**What this task involves:** Could you write out every record below exactly, leaving out any pictures?

**Material provided:**
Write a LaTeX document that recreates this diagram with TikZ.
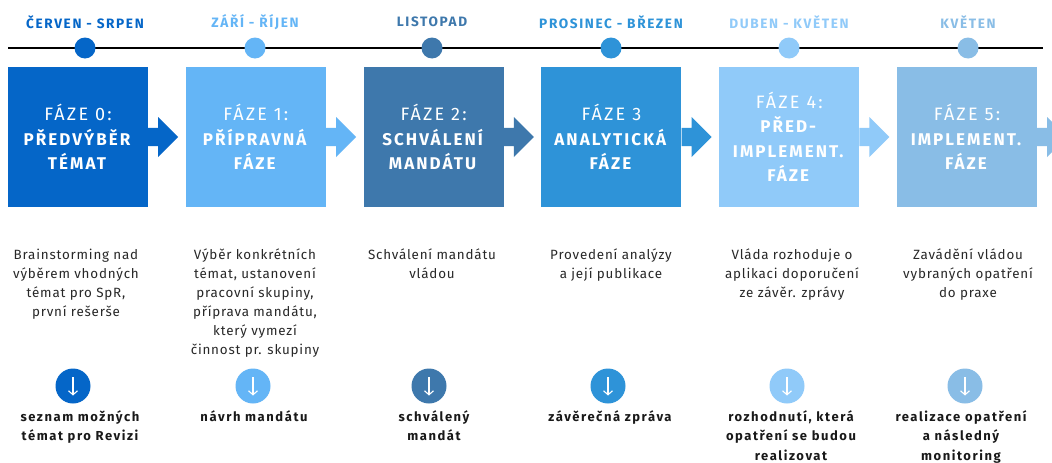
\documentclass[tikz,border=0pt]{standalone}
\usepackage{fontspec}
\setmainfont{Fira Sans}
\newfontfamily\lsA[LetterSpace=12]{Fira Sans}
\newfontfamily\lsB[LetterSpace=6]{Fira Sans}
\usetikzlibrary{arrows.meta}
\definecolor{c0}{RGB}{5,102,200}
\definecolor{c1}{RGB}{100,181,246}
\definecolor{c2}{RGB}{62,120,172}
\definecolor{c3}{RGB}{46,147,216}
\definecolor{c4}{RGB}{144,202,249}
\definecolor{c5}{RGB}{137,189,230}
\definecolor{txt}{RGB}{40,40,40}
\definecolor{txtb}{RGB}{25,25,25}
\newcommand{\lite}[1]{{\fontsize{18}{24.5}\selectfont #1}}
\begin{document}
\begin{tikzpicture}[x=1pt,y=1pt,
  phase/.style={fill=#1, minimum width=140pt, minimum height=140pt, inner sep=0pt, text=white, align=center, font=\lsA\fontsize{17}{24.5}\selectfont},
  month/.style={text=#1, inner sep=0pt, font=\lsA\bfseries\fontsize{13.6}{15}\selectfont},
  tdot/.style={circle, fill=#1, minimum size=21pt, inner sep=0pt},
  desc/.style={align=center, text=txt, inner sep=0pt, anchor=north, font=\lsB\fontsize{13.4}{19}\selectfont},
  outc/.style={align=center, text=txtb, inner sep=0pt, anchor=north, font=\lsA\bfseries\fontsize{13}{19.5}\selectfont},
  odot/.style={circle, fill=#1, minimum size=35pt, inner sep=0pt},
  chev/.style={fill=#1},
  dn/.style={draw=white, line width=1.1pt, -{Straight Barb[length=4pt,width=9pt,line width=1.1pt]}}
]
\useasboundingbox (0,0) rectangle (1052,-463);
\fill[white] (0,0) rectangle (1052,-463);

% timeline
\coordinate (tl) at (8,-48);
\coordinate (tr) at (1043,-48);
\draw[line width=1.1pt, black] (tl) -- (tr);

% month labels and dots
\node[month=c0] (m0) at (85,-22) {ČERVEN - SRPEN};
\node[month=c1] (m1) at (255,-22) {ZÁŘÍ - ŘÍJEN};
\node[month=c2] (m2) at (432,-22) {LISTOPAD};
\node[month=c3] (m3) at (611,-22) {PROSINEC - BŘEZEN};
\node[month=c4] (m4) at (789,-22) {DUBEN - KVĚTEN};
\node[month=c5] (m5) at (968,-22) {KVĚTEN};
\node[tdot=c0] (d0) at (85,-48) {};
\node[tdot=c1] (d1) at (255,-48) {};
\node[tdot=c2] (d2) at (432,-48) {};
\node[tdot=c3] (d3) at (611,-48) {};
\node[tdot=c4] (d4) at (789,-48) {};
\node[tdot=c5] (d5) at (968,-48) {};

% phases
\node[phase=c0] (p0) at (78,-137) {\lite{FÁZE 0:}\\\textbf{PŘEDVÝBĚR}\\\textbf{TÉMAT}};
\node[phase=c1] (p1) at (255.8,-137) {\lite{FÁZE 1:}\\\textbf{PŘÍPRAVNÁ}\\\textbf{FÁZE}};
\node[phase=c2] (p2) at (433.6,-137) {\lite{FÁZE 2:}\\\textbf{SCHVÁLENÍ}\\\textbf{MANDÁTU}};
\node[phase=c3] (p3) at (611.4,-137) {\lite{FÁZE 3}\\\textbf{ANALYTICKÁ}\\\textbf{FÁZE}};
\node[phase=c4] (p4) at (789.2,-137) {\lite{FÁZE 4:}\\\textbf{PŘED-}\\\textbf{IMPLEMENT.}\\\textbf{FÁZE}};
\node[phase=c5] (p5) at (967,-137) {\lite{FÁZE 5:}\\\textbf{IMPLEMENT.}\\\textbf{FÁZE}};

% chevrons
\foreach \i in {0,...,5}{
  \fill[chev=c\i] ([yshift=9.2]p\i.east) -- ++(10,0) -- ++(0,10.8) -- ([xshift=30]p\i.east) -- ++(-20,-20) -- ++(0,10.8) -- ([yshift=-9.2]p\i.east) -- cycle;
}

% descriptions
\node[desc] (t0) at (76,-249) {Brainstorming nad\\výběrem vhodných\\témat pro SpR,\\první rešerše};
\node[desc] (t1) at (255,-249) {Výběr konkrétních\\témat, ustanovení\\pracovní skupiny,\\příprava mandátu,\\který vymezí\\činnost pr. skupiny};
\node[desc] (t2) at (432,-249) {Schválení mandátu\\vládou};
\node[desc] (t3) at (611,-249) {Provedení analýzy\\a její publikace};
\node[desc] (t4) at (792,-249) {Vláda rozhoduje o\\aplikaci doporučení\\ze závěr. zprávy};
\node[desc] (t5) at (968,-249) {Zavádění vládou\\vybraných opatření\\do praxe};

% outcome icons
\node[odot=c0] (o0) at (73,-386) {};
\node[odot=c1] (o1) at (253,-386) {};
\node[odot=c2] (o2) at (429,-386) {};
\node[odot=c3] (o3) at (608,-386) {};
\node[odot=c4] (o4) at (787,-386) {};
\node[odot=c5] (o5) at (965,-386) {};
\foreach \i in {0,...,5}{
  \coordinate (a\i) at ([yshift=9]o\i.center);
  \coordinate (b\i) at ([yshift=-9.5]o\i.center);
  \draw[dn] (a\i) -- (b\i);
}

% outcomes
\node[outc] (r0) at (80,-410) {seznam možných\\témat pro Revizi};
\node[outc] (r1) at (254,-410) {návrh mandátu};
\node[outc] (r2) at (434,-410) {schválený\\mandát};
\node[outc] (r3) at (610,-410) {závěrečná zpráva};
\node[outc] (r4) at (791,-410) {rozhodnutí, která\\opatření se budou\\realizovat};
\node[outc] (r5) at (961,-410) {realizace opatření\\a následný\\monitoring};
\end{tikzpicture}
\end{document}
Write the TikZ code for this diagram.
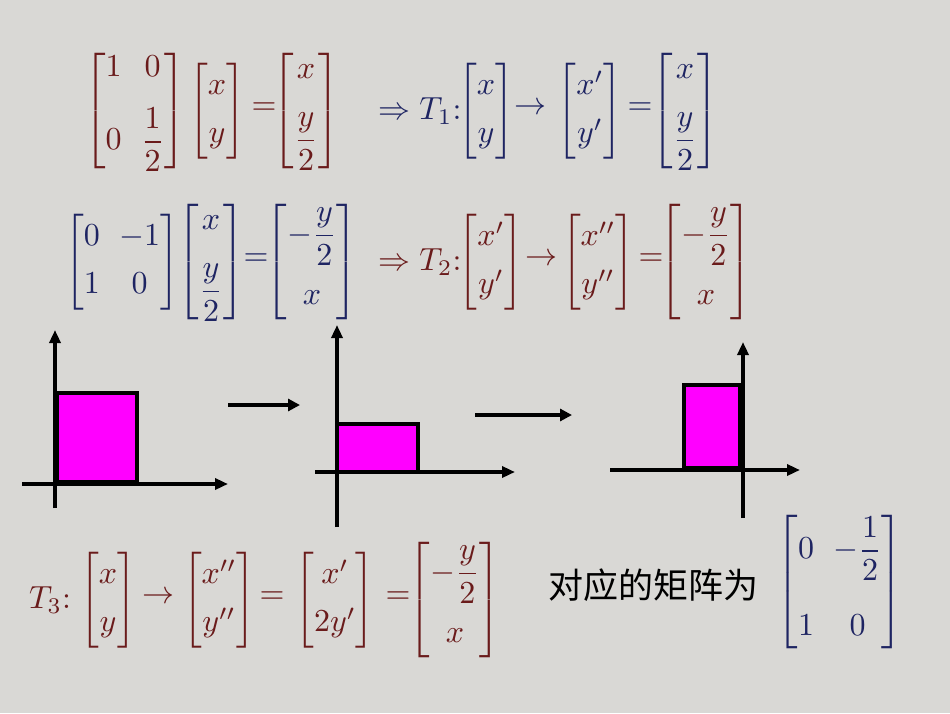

**Answer in full:**
Write a LaTeX document that recreates this diagram with TikZ.
\documentclass[tikz,border=0pt]{standalone}
\usepackage{fontspec}
\setmainfont{Fira Sans}
\newfontfamily\lsA[LetterSpace=12]{Fira Sans}
\newfontfamily\lsB[LetterSpace=6]{Fira Sans}
\usetikzlibrary{arrows.meta}
\definecolor{c0}{RGB}{5,102,200}
\definecolor{c1}{RGB}{100,181,246}
\definecolor{c2}{RGB}{62,120,172}
\definecolor{c3}{RGB}{46,147,216}
\definecolor{c4}{RGB}{144,202,249}
\definecolor{c5}{RGB}{137,189,230}
\definecolor{txt}{RGB}{40,40,40}
\definecolor{txtb}{RGB}{25,25,25}
\newcommand{\lite}[1]{{\fontsize{18}{24.5}\selectfont #1}}
\begin{document}
\begin{tikzpicture}[x=1pt,y=1pt,
  phase/.style={fill=#1, minimum width=140pt, minimum height=140pt, inner sep=0pt, text=white, align=center, font=\lsA\fontsize{17}{24.5}\selectfont},
  month/.style={text=#1, inner sep=0pt, font=\lsA\bfseries\fontsize{13.6}{15}\selectfont},
  tdot/.style={circle, fill=#1, minimum size=21pt, inner sep=0pt},
  desc/.style={align=center, text=txt, inner sep=0pt, anchor=north, font=\lsB\fontsize{13.4}{19}\selectfont},
  outc/.style={align=center, text=txtb, inner sep=0pt, anchor=north, font=\lsA\bfseries\fontsize{13}{19.5}\selectfont},
  odot/.style={circle, fill=#1, minimum size=35pt, inner sep=0pt},
  chev/.style={fill=#1},
  dn/.style={draw=white, line width=1.1pt, -{Straight Barb[length=4pt,width=9pt,line width=1.1pt]}}
]
\useasboundingbox (0,0) rectangle (1052,-463);
\fill[white] (0,0) rectangle (1052,-463);

% timeline
\coordinate (tl) at (8,-48);
\coordinate (tr) at (1043,-48);
\draw[line width=1.1pt, black] (tl) -- (tr);

% month labels and dots
\node[month=c0] (m0) at (85,-22) {ČERVEN - SRPEN};
\node[month=c1] (m1) at (255,-22) {ZÁŘÍ - ŘÍJEN};
\node[month=c2] (m2) at (432,-22) {LISTOPAD};
\node[month=c3] (m3) at (611,-22) {PROSINEC - BŘEZEN};
\node[month=c4] (m4) at (789,-22) {DUBEN - KVĚTEN};
\node[month=c5] (m5) at (968,-22) {KVĚTEN};
\node[tdot=c0] (d0) at (85,-48) {};
\node[tdot=c1] (d1) at (255,-48) {};
\node[tdot=c2] (d2) at (432,-48) {};
\node[tdot=c3] (d3) at (611,-48) {};
\node[tdot=c4] (d4) at (789,-48) {};
\node[tdot=c5] (d5) at (968,-48) {};

% phases
\node[phase=c0] (p0) at (78,-137) {\lite{FÁZE 0:}\\\textbf{PŘEDVÝBĚR}\\\textbf{TÉMAT}};
\node[phase=c1] (p1) at (255.8,-137) {\lite{FÁZE 1:}\\\textbf{PŘÍPRAVNÁ}\\\textbf{FÁZE}};
\node[phase=c2] (p2) at (433.6,-137) {\lite{FÁZE 2:}\\\textbf{SCHVÁLENÍ}\\\textbf{MANDÁTU}};
\node[phase=c3] (p3) at (611.4,-137) {\lite{FÁZE 3}\\\textbf{ANALYTICKÁ}\\\textbf{FÁZE}};
\node[phase=c4] (p4) at (789.2,-137) {\lite{FÁZE 4:}\\\textbf{PŘED-}\\\textbf{IMPLEMENT.}\\\textbf{FÁZE}};
\node[phase=c5] (p5) at (967,-137) {\lite{FÁZE 5:}\\\textbf{IMPLEMENT.}\\\textbf{FÁZE}};

% chevrons
\foreach \i in {0,...,5}{
  \fill[chev=c\i] ([yshift=9.2]p\i.east) -- ++(10,0) -- ++(0,10.8) -- ([xshift=30]p\i.east) -- ++(-20,-20) -- ++(0,10.8) -- ([yshift=-9.2]p\i.east) -- cycle;
}

% descriptions
\node[desc] (t0) at (76,-249) {Brainstorming nad\\výběrem vhodných\\témat pro SpR,\\první rešerše};
\node[desc] (t1) at (255,-249) {Výběr konkrétních\\témat, ustanovení\\pracovní skupiny,\\příprava mandátu,\\který vymezí\\činnost pr. skupiny};
\node[desc] (t2) at (432,-249) {Schválení mandátu\\vládou};
\node[desc] (t3) at (611,-249) {Provedení analýzy\\a její publikace};
\node[desc] (t4) at (792,-249) {Vláda rozhoduje o\\aplikaci doporučení\\ze závěr. zprávy};
\node[desc] (t5) at (968,-249) {Zavádění vládou\\vybraných opatření\\do praxe};

% outcome icons
\node[odot=c0] (o0) at (73,-386) {};
\node[odot=c1] (o1) at (253,-386) {};
\node[odot=c2] (o2) at (429,-386) {};
\node[odot=c3] (o3) at (608,-386) {};
\node[odot=c4] (o4) at (787,-386) {};
\node[odot=c5] (o5) at (965,-386) {};
\foreach \i in {0,...,5}{
  \coordinate (a\i) at ([yshift=9]o\i.center);
  \coordinate (b\i) at ([yshift=-9.5]o\i.center);
  \draw[dn] (a\i) -- (b\i);
}

% outcomes
\node[outc] (r0) at (80,-410) {seznam možných\\témat pro Revizi};
\node[outc] (r1) at (254,-410) {návrh mandátu};
\node[outc] (r2) at (434,-410) {schválený\\mandát};
\node[outc] (r3) at (610,-410) {závěrečná zpráva};
\node[outc] (r4) at (791,-410) {rozhodnutí, která\\opatření se budou\\realizovat};
\node[outc] (r5) at (961,-410) {realizace opatření\\a následný\\monitoring};
\end{tikzpicture}
\end{document}
Write the TikZ code for this diagram.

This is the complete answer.